= Marjorie Batchelor =

American mathematician

Marjorie Blake (Marj) Batchelor-Winter is an American mathematician known for her work on coalgebras and supermanifolds. She is an emeritus staff member in the department of pure mathematics and mathematical statistics at the University of Cambridge in England, where she was formerly the graduate education officer and director of the Cambridge Mathematics Placements summer programme.

==Education==
Batchelor is the daughter of William Henry Batchelor, a medical researcher and administrator at the National Institutes of Health.
She graduated from Smith College in 1973, and in 2008 returned to Smith with her husband, Alan Winter, to help revive the tradition of change ringing at Smith.
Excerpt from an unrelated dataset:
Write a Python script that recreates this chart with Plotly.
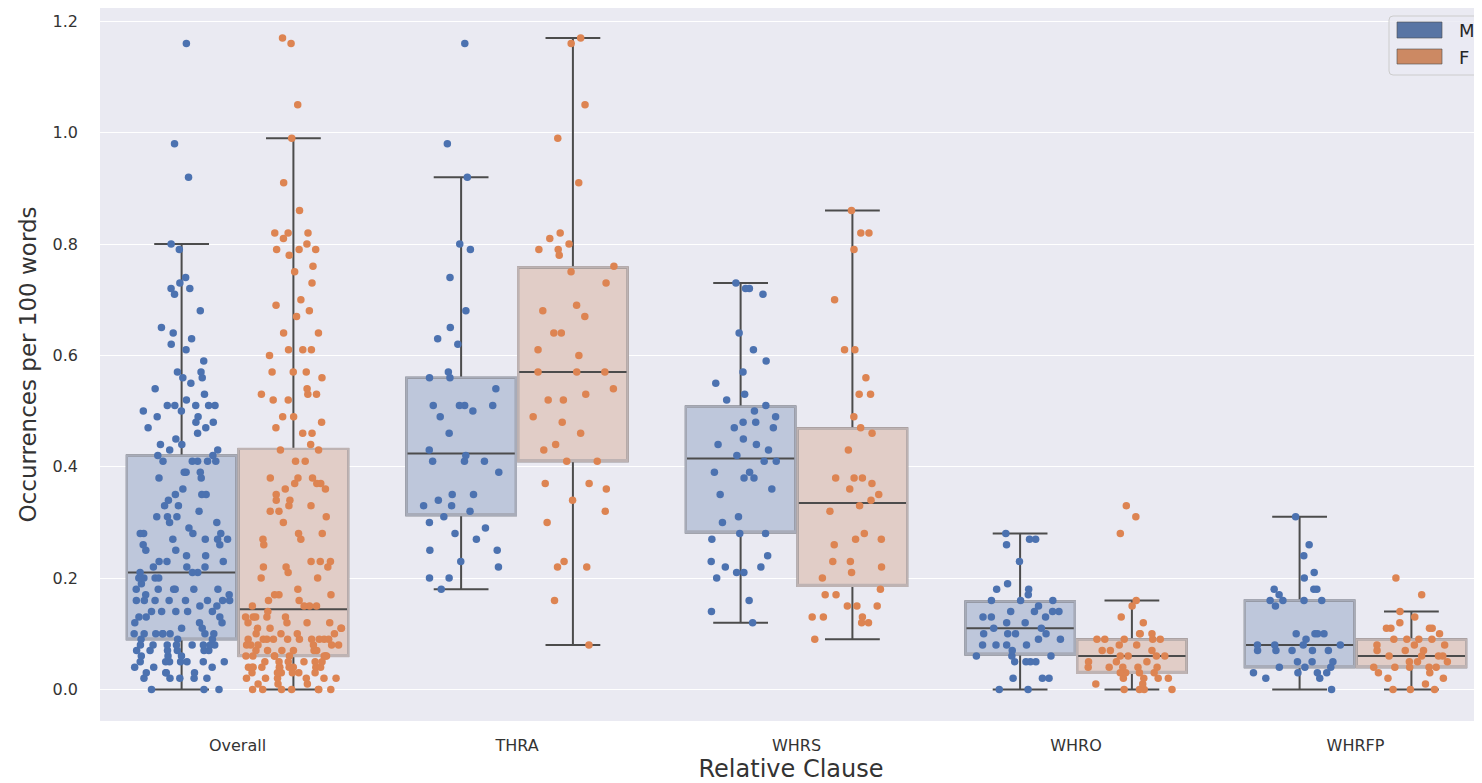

She became a student of Bertram Kostant at the Massachusetts Institute of Technology, completing her Ph.D. there in 1978 with a dissertation on The Structure of Supermanifolds.

==Research==
In the theory of supermanifolds, Batchelor's theorem states that every supermanifold can be realized as a sheaf of differential forms over the exterior bundle of a vector bundle. Batchelor published its proof in her 1979 paper, "The structure of supermanifolds".

==Activism==
At Cambridge, Batchelor became known for her efforts to encourage women in mathematics, and to build a more collegial and interactive atmosphere among the students studying for the Mathematical Tripos.